Ficamos atrás apenas de outras duas capitais, Belo Horizonte e Curitiba, que por coincidência são sedes de grandes empresas de locação de automóveis e rodam o Brasil inteiro. Isso nos faz deduzir que Goiânia, levando em conta o critério do local de emplacamento, é a cidade brasileira que mais efetivamente tem carros e motos por habitantes no País.
Pedestres sem espaço
Para exemplificar o problema de como Goiânia prioriza mais os carros do que as pessoas no seu planejamento de mobilidade urbana, Paulo Renato cita obras recentes em Goiânia, como os viadutos construídos nos cruzamentos da Rua 90 com Avenida 136 e da Avenida Deputado Jamel Cecílio com a Marginal Botafogo, que só facilitaram a vida dos carros, mas não dos pedestres e ciclistas.

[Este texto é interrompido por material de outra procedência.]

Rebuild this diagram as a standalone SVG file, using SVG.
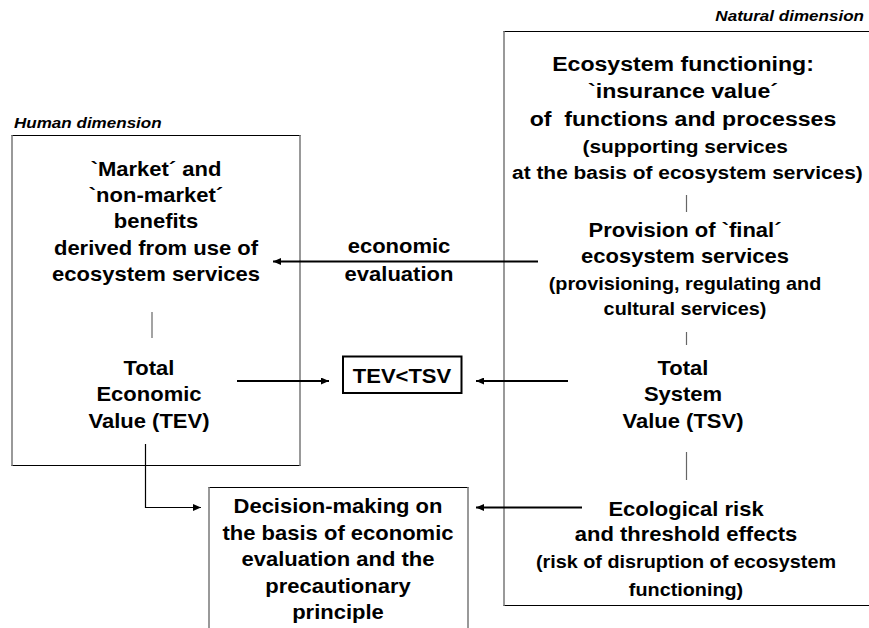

“O próprio cruzamento da [Rua] 90 com a [Avenida] 136 ficou muito mais perigoso de se atravessar. No cruzamento da Avenida Deputado Jamel Cecílio com a [Marginal] Botafogo é o mesmo problema, espaço só para os carros passarem com mais velocidade e isso automaticamente espanta o pedestre e ciclistas”, esclarece.
Exemplos fora
Para o arquiteto e urbanista, as políticas de mobilidade urbana adotadas por Goiânia vão na contramão do que modernas cidades mundo afora têm feito. Ele explica que a vanguarda nas grandes metrópoles como Nova Iorque e Barcelona é incentivar a caminhabilidade, com cidades compactas e inteligentes, com vários centros de serviços e comércio consolidados, desincentivando o uso de carros e motos e dando muito mais espaço nas ruas para os pedestres e ciclistas.
“Você tem em Barcelona, na Espanha, um case fantástico, que é a famosa avenida Las Ramblas, que corta toda a região central da cidade e funciona como um enorme calçadão com extensão de 1,2 quilômetro totalmente dedicada a pedestres, onde a restrição é para os carros, ou seja, é uma avenida para pessoas e não para veículos. Outro exemplo bacana é a cidade de Santiago, no Chile, em que você tem muito mais espaço para os pedestres nas calçadas, que são 100% acessíveis, com rebaixo em todas as esquinas. Lá, é um lugar onde um cadeirante pode se locomover com total autonomia e a longas distâncias”, exemplifica o especialista.
Falta de planejamento
Além de criticar o excesso de obras de mobilidade voltada para veículos automotores, Paulo Renato também questiona a qualidade dessas construções. Ele cita novamente a obra do cruzamento da Rua 90 com a Avenida 136, no Setor Marista. “Você tem, por exemplo, a Rua 90, onde há trechos onde a passagem é restrita a um único veículo, se houver um acidente ou este veículo estragar você tem uma ‘AVC’ no trânsito de todo o Setor Oeste e Setor Aeroporto. Tudo por causa de uma obra mal planejada”, critica o urbanista.
Ainda apontando Goiânia como uma cidade que se preocupa mais com carros do que com os pedestres, o urbanista critica a falta de investimentos da prefeitura em infraestrutura voltada para a segurança e melhor caminhabilidade de pedestres. “A prefeitura investe milhões para construir viaduto, para fazer corredores exclusivos, para cortar a cidade inteira e fazer o BRT, mas não tem dinheiro para arrumar as calçadas, o que fica a cargo do dono do terreno. E como não há fiscalização, cada um faz de um jeito, não há um padrão”, contesta o arquiteto e urbanista.